_Records to use_.

- - -

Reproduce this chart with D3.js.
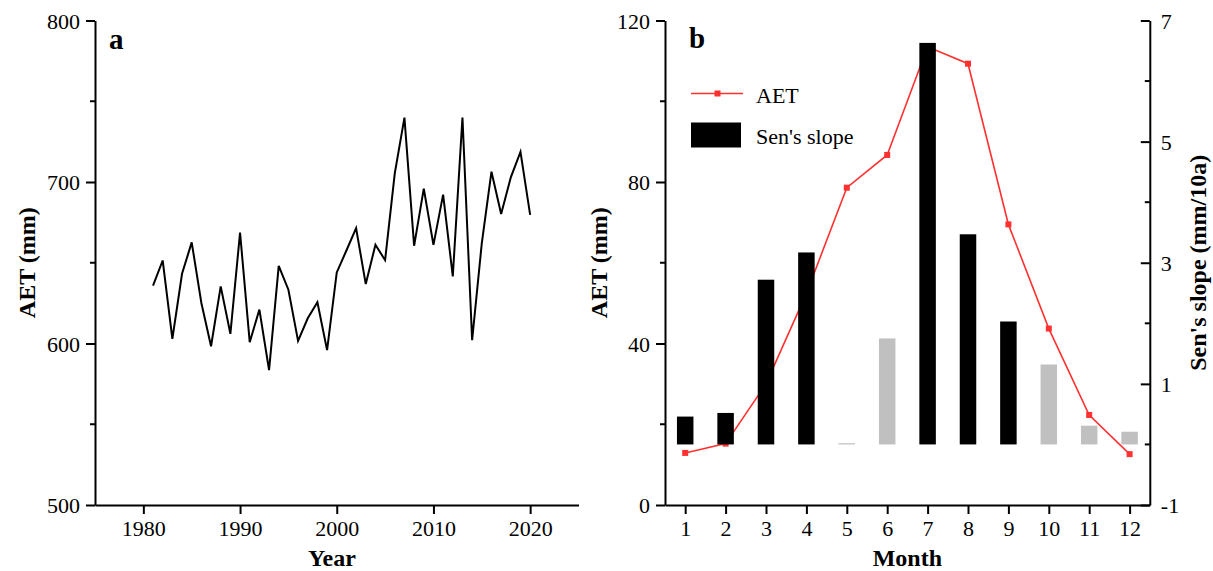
<!DOCTYPE html>
<html>
<head>
<meta charset="utf-8">
<script src="https://cdn.jsdelivr.net/npm/d3@7"></script>
<style>
  body { margin: 0; background: #fff; }
  svg { display: block; font-family: "Liberation Serif", "Times New Roman", serif; }
  .tick text { font-family: "Liberation Serif", "Times New Roman", serif; font-size: 22px; fill: #000; }
  .domain, .tick line { stroke: #000; stroke-width: 2; }
  .title { font-size: 24px; font-weight: bold; }
</style>
</head>
<body>
<div id="chart"></div>
<script>
// panel a: annual AET
var years = [1981, 1982, 1983, 1984, 1985, 1986, 1987, 1988, 1989, 1990,
             1991, 1992, 1993, 1994, 1995, 1996, 1997, 1998, 1999, 2000,
             2001, 2002, 2003, 2004, 2005, 2006, 2007, 2008, 2009, 2010,
             2011, 2012, 2013, 2014, 2015, 2016, 2017, 2018, 2019, 2020];
var annualAET = [635.8, 651.4, 602.9, 643.2, 662.6, 625.1, 598.3, 635.4, 606.0, 668.7,
                 600.8, 621.0, 583.5, 648.1, 633.3, 601.6, 615.6, 625.5, 595.9, 644.0,
                 657.6, 671.4, 636.8, 661.1, 651.6, 705.3, 739.9, 660.5, 695.9, 661.1,
                 692.2, 641.6, 739.9, 602.0, 662.2, 706.4, 680.2, 702.9, 718.7, 679.6];
var yearTicks = [1980, 1990, 2000, 2010, 2020];
var aetTicksA = [500, 600, 700, 800];

// panel b: monthly AET and Sen's slope
var months = [1, 2, 3, 4, 5, 6, 7, 8, 9, 10, 11, 12];
var monthlyAET = [12.9, 15.2, 30.0, 52.4, 78.6, 86.7, 113.5, 109.3, 69.5, 43.7, 22.3, 12.6];
var senSlope = [0.46, 0.52, 2.72, 3.17, 0.02, 1.75, 6.63, 3.47, 2.03, 1.32, 0.31, 0.21];
var significant = [true, true, true, true, false, false, true, true, true, false, false, false];
var aetTicksB = [0, 40, 80, 120];
var slopeTicks = [-1, 1, 3, 5, 7];

var W = 1213, H = 571;
var svg = d3.select("#chart").append("svg")
  .attr("width", W).attr("height", H);

var top_ = 20.5, bottom = 505;

// ---------- panel a ----------
var xa = d3.scaleLinear().domain([1975, 2025]).range([95, 578.5]);
var ya = d3.scaleLinear().domain([500, 800]).range([bottom, top_]);

svg.append("g")
  .attr("transform", "translate(0," + bottom + ")")
  .call(d3.axisBottom(xa).tickValues(yearTicks).tickSize(9).tickSizeOuter(0).tickPadding(6).tickFormat(d3.format("d")));

var gya = svg.append("g")
  .attr("transform", "translate(95,0)")
  .call(d3.axisLeft(ya).tickValues(aetTicksA).tickSize(9).tickSizeOuter(0).tickPadding(6));
gya.selectAll(".tick text").attr("dy", "0.345em");
// minor ticks
gya.selectAll(".minor").data([550, 650, 750]).enter().append("line")
  .attr("x1", 0).attr("x2", -5)
  .attr("y1", function(d) { return ya(d); }).attr("y2", function(d) { return ya(d); })
  .attr("stroke", "#000").attr("stroke-width", 2);

var lineA = d3.line()
  .x(function(d, i) { return xa(years[i]); })
  .y(function(d) { return ya(d); });
svg.append("path")
  .datum(annualAET)
  .attr("d", lineA)
  .attr("fill", "none")
  .attr("stroke", "#000")
  .attr("stroke-width", 2)
  .attr("stroke-linejoin", "miter");

svg.append("text").attr("class", "title")
  .attr("x", xa(1999.5)).attr("y", 566)
  .attr("text-anchor", "middle").text("Year");
svg.append("text").attr("class", "title")
  .attr("transform", "translate(35," + ya(650) + ") rotate(-90)")
  .attr("text-anchor", "middle").text("AET (mm)");
svg.append("text")
  .attr("x", 109).attr("y", 49)
  .style("font-size", "29px").style("font-weight", "bold").text("a");

// ---------- panel b ----------
var xb = d3.scaleLinear().domain([0.5, 12.5]).range([665, 1149.8]);
var yl = d3.scaleLinear().domain([0, 120]).range([bottom, top_]);
var yr = d3.scaleLinear().domain([-1, 7]).range([bottom, top_]);

svg.append("g")
  .attr("transform", "translate(0," + bottom + ")")
  .call(d3.axisBottom(xb).tickValues(months).tickSize(9).tickSizeOuter(0).tickPadding(6).tickFormat(d3.format("d")));

var gyl = svg.append("g")
  .attr("transform", "translate(665,0)")
  .call(d3.axisLeft(yl).tickValues(aetTicksB).tickSize(9).tickSizeOuter(0).tickPadding(6));
gyl.selectAll(".tick text").attr("dy", "0.345em");
gyl.selectAll(".minor").data([20, 60, 100]).enter().append("line")
  .attr("x1", 0).attr("x2", -5)
  .attr("y1", function(d) { return yl(d); }).attr("y2", function(d) { return yl(d); })
  .attr("stroke", "#000").attr("stroke-width", 2);

// right axis, ticks pointing inward
var gyr = svg.append("g")
  .attr("transform", "translate(1149.8,0)")
  .call(d3.axisRight(yr).tickValues(slopeTicks).tickSize(0).tickSizeOuter(0).tickPadding(11)
    .tickFormat(function(d) { return d < 0 ? "-" + Math.abs(d) : d; }));
gyr.selectAll(".tick text").attr("dy", "0.345em");
gyr.selectAll(".tick line").attr("x2", -9);
gyr.selectAll(".minor").data([0, 2, 4, 6]).enter().append("line")
  .attr("x1", 0).attr("x2", -5)
  .attr("y1", function(d) { return yr(d); }).attr("y2", function(d) { return yr(d); })
  .attr("stroke", "#000").attr("stroke-width", 2);

var red = "#ff3030";
var lineB = d3.line()
  .x(function(d, i) { return xb(months[i]); })
  .y(function(d) { return yl(d); });
svg.append("path")
  .datum(monthlyAET)
  .attr("d", lineB)
  .attr("fill", "none")
  .attr("stroke", red)
  .attr("stroke-width", 1.6);
svg.selectAll(".mk").data(monthlyAET).enter().append("rect")
  .attr("x", function(d, i) { return xb(months[i]) - 3; })
  .attr("y", function(d) { return yl(d) - 3; })
  .attr("width", 6).attr("height", 6)
  .attr("fill", red);

var barW = 16.5;
svg.selectAll(".bar").data(senSlope).enter().append("rect")
  .attr("x", function(d, i) { return xb(months[i]) - barW / 2; })
  .attr("y", function(d) { return yr(Math.max(d, 0)); })
  .attr("width", barW)
  .attr("height", function(d) { return Math.max(Math.abs(yr(d) - yr(0)), 1.2); })
  .attr("fill", function(d, i) { return significant[i] ? "#000" : "#c0c0c0"; });

svg.append("text").attr("class", "title")
  .attr("x", xb(6.5)).attr("y", 566)
  .attr("text-anchor", "middle").text("Month");
svg.append("text").attr("class", "title")
  .attr("transform", "translate(607," + yl(60) + ") rotate(-90)")
  .attr("text-anchor", "middle").text("AET (mm)");
svg.append("text").attr("class", "title")
  .attr("transform", "translate(1206," + yr(3) + ") rotate(-90)")
  .attr("text-anchor", "middle").text("Sen's slope (mm/10a)");
svg.append("text")
  .attr("x", 689).attr("y", 48)
  .style("font-size", "29px").style("font-weight", "bold").text("b");

// legend
var lg = svg.append("g");
lg.append("line").attr("x1", 691).attr("x2", 743).attr("y1", 93.5).attr("y2", 93.5)
  .attr("stroke", red).attr("stroke-width", 1.6);
lg.append("rect").attr("x", 714.5).attr("y", 90.5).attr("width", 6).attr("height", 6).attr("fill", red);
lg.append("text").attr("x", 756).attr("y", 102.5).style("font-size", "22px").text("AET");
lg.append("rect").attr("x", 691).attr("y", 122.5).attr("width", 50).attr("height", 25).attr("fill", "#000");
lg.append("text").attr("x", 756).attr("y", 144).style("font-size", "22px").text("Sen's slope");
</script>
</body>
</html>
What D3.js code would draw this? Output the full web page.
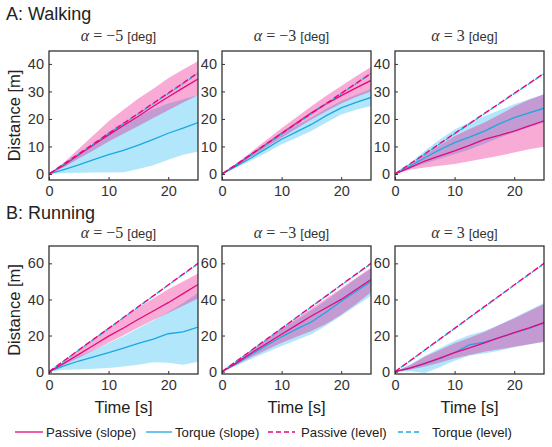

- - -

_Work to be completed_.
Make an exact copy of the lines from the top of the material through the line with "var aetTicksA = [500, 600, 700, 800];", pictures excluded.

_Task result_.
Reproduce this chart with D3.js.
<!DOCTYPE html>
<html>
<head>
<meta charset="utf-8">
<script src="https://cdn.jsdelivr.net/npm/d3@7"></script>
<style>
  body { margin: 0; background: #fff; }
  svg { display: block; font-family: "Liberation Serif", "Times New Roman", serif; }
  .tick text { font-family: "Liberation Serif", "Times New Roman", serif; font-size: 22px; fill: #000; }
  .domain, .tick line { stroke: #000; stroke-width: 2; }
  .title { font-size: 24px; font-weight: bold; }
</style>
</head>
<body>
<div id="chart"></div>
<script>
// panel a: annual AET
var years = [1981, 1982, 1983, 1984, 1985, 1986, 1987, 1988, 1989, 1990,
             1991, 1992, 1993, 1994, 1995, 1996, 1997, 1998, 1999, 2000,
             2001, 2002, 2003, 2004, 2005, 2006, 2007, 2008, 2009, 2010,
             2011, 2012, 2013, 2014, 2015, 2016, 2017, 2018, 2019, 2020];
var annualAET = [635.8, 651.4, 602.9, 643.2, 662.6, 625.1, 598.3, 635.4, 606.0, 668.7,
                 600.8, 621.0, 583.5, 648.1, 633.3, 601.6, 615.6, 625.5, 595.9, 644.0,
                 657.6, 671.4, 636.8, 661.1, 651.6, 705.3, 739.9, 660.5, 695.9, 661.1,
                 692.2, 641.6, 739.9, 602.0, 662.2, 706.4, 680.2, 702.9, 718.7, 679.6];
var yearTicks = [1980, 1990, 2000, 2010, 2020];
var aetTicksA = [500, 600, 700, 800];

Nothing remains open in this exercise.